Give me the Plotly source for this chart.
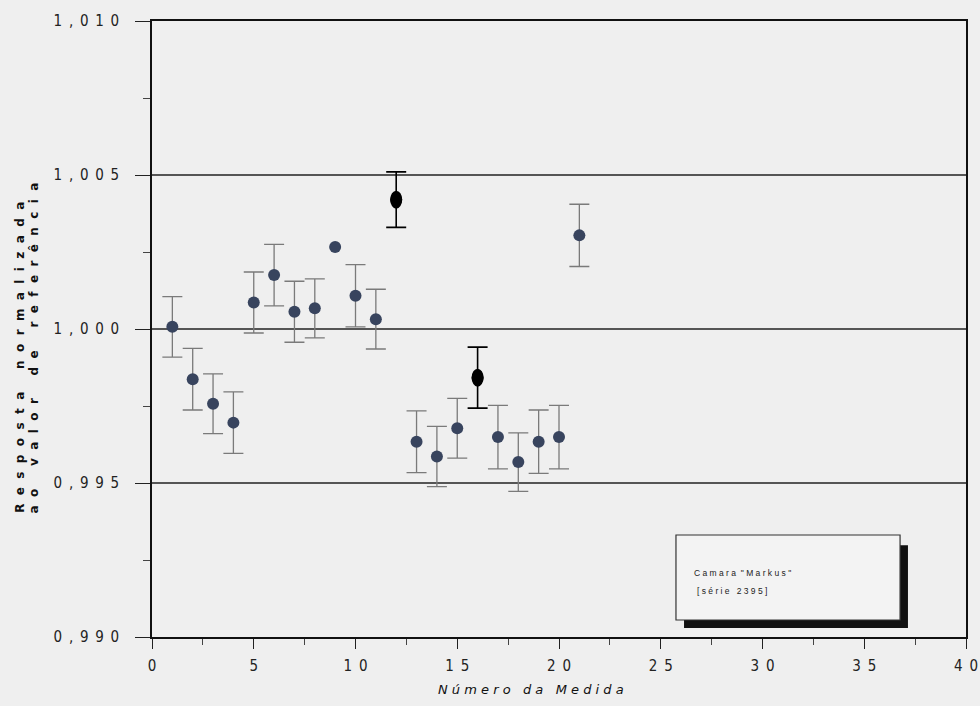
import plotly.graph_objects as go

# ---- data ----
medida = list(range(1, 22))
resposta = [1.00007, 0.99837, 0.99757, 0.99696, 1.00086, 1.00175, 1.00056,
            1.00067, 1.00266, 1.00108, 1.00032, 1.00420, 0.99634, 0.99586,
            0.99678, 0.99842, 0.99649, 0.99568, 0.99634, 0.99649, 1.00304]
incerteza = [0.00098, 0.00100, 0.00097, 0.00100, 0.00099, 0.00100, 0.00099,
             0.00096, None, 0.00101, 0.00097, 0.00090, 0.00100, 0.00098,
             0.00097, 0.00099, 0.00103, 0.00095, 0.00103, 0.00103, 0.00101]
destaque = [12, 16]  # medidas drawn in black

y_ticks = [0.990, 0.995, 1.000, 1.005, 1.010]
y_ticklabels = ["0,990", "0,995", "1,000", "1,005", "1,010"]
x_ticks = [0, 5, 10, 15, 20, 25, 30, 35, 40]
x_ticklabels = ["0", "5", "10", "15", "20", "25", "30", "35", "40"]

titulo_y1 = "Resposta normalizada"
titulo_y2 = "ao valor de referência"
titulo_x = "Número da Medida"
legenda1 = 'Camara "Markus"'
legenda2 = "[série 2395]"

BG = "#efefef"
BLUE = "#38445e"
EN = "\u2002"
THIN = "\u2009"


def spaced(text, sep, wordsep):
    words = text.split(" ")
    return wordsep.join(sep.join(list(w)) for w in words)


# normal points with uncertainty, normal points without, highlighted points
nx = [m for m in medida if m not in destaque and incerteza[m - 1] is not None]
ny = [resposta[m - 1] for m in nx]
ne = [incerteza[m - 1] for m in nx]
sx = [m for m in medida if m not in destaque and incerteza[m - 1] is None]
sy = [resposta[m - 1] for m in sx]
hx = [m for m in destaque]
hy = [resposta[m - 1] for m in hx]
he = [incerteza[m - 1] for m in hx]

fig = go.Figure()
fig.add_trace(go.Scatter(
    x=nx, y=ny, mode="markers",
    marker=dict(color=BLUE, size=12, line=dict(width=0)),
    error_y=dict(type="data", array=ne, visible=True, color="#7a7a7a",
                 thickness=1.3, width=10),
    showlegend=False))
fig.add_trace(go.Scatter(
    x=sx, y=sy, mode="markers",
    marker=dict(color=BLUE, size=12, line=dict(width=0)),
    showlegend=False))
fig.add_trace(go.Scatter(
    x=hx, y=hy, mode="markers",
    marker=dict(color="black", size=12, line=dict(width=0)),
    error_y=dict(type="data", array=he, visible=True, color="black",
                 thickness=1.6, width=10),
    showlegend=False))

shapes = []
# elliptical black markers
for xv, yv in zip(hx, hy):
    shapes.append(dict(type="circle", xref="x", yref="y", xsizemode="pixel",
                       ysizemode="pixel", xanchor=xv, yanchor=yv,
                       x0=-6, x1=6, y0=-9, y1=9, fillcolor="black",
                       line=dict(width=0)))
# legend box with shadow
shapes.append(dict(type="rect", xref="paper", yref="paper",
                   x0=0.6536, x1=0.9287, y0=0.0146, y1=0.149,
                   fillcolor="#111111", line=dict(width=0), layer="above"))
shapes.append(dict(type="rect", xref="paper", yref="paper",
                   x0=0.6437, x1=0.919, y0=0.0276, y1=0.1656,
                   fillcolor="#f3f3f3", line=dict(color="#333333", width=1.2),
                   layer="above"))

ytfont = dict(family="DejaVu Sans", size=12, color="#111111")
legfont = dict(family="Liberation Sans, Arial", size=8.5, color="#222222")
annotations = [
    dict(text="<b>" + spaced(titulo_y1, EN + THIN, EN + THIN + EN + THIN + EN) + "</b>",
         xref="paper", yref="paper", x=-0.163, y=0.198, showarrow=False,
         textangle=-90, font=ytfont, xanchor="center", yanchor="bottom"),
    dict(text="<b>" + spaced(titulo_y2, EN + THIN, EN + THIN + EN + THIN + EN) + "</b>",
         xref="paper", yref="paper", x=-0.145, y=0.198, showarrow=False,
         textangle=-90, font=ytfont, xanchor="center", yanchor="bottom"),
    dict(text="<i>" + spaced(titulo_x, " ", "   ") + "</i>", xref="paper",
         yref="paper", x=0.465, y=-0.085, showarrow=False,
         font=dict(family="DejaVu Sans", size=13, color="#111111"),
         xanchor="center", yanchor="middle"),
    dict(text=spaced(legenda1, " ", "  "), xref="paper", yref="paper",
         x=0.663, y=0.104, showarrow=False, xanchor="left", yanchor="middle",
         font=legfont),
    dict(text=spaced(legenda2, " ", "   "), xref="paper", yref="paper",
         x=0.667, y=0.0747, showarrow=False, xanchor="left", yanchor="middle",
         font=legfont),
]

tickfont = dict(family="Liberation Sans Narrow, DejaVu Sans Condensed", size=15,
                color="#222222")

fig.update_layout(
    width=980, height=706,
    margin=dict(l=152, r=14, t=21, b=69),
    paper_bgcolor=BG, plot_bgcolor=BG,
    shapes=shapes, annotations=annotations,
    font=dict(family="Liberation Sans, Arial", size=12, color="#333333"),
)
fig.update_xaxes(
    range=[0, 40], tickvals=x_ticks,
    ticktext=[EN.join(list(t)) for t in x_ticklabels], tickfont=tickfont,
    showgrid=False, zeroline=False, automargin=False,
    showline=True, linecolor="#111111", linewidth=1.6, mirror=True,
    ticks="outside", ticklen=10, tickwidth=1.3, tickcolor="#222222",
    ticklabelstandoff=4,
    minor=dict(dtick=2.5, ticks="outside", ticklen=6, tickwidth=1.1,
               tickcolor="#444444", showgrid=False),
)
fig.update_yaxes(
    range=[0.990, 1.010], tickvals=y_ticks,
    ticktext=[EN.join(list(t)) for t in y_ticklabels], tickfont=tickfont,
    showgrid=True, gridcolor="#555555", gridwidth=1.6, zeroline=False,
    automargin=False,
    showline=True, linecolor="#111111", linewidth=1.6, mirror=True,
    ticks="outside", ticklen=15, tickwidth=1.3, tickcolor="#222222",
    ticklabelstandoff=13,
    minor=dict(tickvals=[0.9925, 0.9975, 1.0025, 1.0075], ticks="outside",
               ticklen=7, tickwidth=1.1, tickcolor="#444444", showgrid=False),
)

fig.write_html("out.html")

^^^^

Copy out all of the data word for word. Do not carry over any picture.

CORRECT OUTPUT:
Give me the Plotly source for this chart.
import plotly.graph_objects as go

# ---- data ----
medida = list(range(1, 22))
resposta = [1.00007, 0.99837, 0.99757, 0.99696, 1.00086, 1.00175, 1.00056,
            1.00067, 1.00266, 1.00108, 1.00032, 1.00420, 0.99634, 0.99586,
            0.99678, 0.99842, 0.99649, 0.99568, 0.99634, 0.99649, 1.00304]
incerteza = [0.00098, 0.00100, 0.00097, 0.00100, 0.00099, 0.00100, 0.00099,
             0.00096, None, 0.00101, 0.00097, 0.00090, 0.00100, 0.00098,
             0.00097, 0.00099, 0.00103, 0.00095, 0.00103, 0.00103, 0.00101]
destaque = [12, 16]  # medidas drawn in black

y_ticks = [0.990, 0.995, 1.000, 1.005, 1.010]
y_ticklabels = ["0,990", "0,995", "1,000", "1,005", "1,010"]
x_ticks = [0, 5, 10, 15, 20, 25, 30, 35, 40]
x_ticklabels = ["0", "5", "10", "15", "20", "25", "30", "35", "40"]

titulo_y1 = "Resposta normalizada"
titulo_y2 = "ao valor de referência"
titulo_x = "Número da Medida"
legenda1 = 'Camara "Markus"'
legenda2 = "[série 2395]"

BG = "#efefef"
BLUE = "#38445e"
EN = "\u2002"
THIN = "\u2009"


def spaced(text, sep, wordsep):
    words = text.split(" ")
    return wordsep.join(sep.join(list(w)) for w in words)


# normal points with uncertainty, normal points without, highlighted points
nx = [m for m in medida if m not in destaque and incerteza[m - 1] is not None]
ny = [resposta[m - 1] for m in nx]
ne = [incerteza[m - 1] for m in nx]
sx = [m for m in medida if m not in destaque and incerteza[m - 1] is None]
sy = [resposta[m - 1] for m in sx]
hx = [m for m in destaque]
hy = [resposta[m - 1] for m in hx]
he = [incerteza[m - 1] for m in hx]

fig = go.Figure()
fig.add_trace(go.Scatter(
    x=nx, y=ny, mode="markers",
    marker=dict(color=BLUE, size=12, line=dict(width=0)),
    error_y=dict(type="data", array=ne, visible=True, color="#7a7a7a",
                 thickness=1.3, width=10),
    showlegend=False))
fig.add_trace(go.Scatter(
    x=sx, y=sy, mode="markers",
    marker=dict(color=BLUE, size=12, line=dict(width=0)),
    showlegend=False))
fig.add_trace(go.Scatter(
    x=hx, y=hy, mode="markers",
    marker=dict(color="black", size=12, line=dict(width=0)),
    error_y=dict(type="data", array=he, visible=True, color="black",
                 thickness=1.6, width=10),
    showlegend=False))

shapes = []
# elliptical black markers
for xv, yv in zip(hx, hy):
    shapes.append(dict(type="circle", xref="x", yref="y", xsizemode="pixel",
                       ysizemode="pixel", xanchor=xv, yanchor=yv,
                       x0=-6, x1=6, y0=-9, y1=9, fillcolor="black",
                       line=dict(width=0)))
# legend box with shadow
shapes.append(dict(type="rect", xref="paper", yref="paper",
                   x0=0.6536, x1=0.9287, y0=0.0146, y1=0.149,
                   fillcolor="#111111", line=dict(width=0), layer="above"))
shapes.append(dict(type="rect", xref="paper", yref="paper",
                   x0=0.6437, x1=0.919, y0=0.0276, y1=0.1656,
                   fillcolor="#f3f3f3", line=dict(color="#333333", width=1.2),
                   layer="above"))

ytfont = dict(family="DejaVu Sans", size=12, color="#111111")
legfont = dict(family="Liberation Sans, Arial", size=8.5, color="#222222")
annotations = [
    dict(text="<b>" + spaced(titulo_y1, EN + THIN, EN + THIN + EN + THIN + EN) + "</b>",
         xref="paper", yref="paper", x=-0.163, y=0.198, showarrow=False,
         textangle=-90, font=ytfont, xanchor="center", yanchor="bottom"),
    dict(text="<b>" + spaced(titulo_y2, EN + THIN, EN + THIN + EN + THIN + EN) + "</b>",
         xref="paper", yref="paper", x=-0.145, y=0.198, showarrow=False,
         textangle=-90, font=ytfont, xanchor="center", yanchor="bottom"),
    dict(text="<i>" + spaced(titulo_x, " ", "   ") + "</i>", xref="paper",
         yref="paper", x=0.465, y=-0.085, showarrow=False,
         font=dict(family="DejaVu Sans", size=13, color="#111111"),
         xanchor="center", yanchor="middle"),
    dict(text=spaced(legenda1, " ", "  "), xref="paper", yref="paper",
         x=0.663, y=0.104, showarrow=False, xanchor="left", yanchor="middle",
         font=legfont),
    dict(text=spaced(legenda2, " ", "   "), xref="paper", yref="paper",
         x=0.667, y=0.0747, showarrow=False, xanchor="left", yanchor="middle",
         font=legfont),
]

tickfont = dict(family="Liberation Sans Narrow, DejaVu Sans Condensed", size=15,
                color="#222222")

fig.update_layout(
    width=980, height=706,
    margin=dict(l=152, r=14, t=21, b=69),
    paper_bgcolor=BG, plot_bgcolor=BG,
    shapes=shapes, annotations=annotations,
    font=dict(family="Liberation Sans, Arial", size=12, color="#333333"),
)
fig.update_xaxes(
    range=[0, 40], tickvals=x_ticks,
    ticktext=[EN.join(list(t)) for t in x_ticklabels], tickfont=tickfont,
    showgrid=False, zeroline=False, automargin=False,
    showline=True, linecolor="#111111", linewidth=1.6, mirror=True,
    ticks="outside", ticklen=10, tickwidth=1.3, tickcolor="#222222",
    ticklabelstandoff=4,
    minor=dict(dtick=2.5, ticks="outside", ticklen=6, tickwidth=1.1,
               tickcolor="#444444", showgrid=False),
)
fig.update_yaxes(
    range=[0.990, 1.010], tickvals=y_ticks,
    ticktext=[EN.join(list(t)) for t in y_ticklabels], tickfont=tickfont,
    showgrid=True, gridcolor="#555555", gridwidth=1.6, zeroline=False,
    automargin=False,
    showline=True, linecolor="#111111", linewidth=1.6, mirror=True,
    ticks="outside", ticklen=15, tickwidth=1.3, tickcolor="#222222",
    ticklabelstandoff=13,
    minor=dict(tickvals=[0.9925, 0.9975, 1.0025, 1.0075], ticks="outside",
               ticklen=7, tickwidth=1.1, tickcolor="#444444", showgrid=False),
)

fig.write_html("out.html")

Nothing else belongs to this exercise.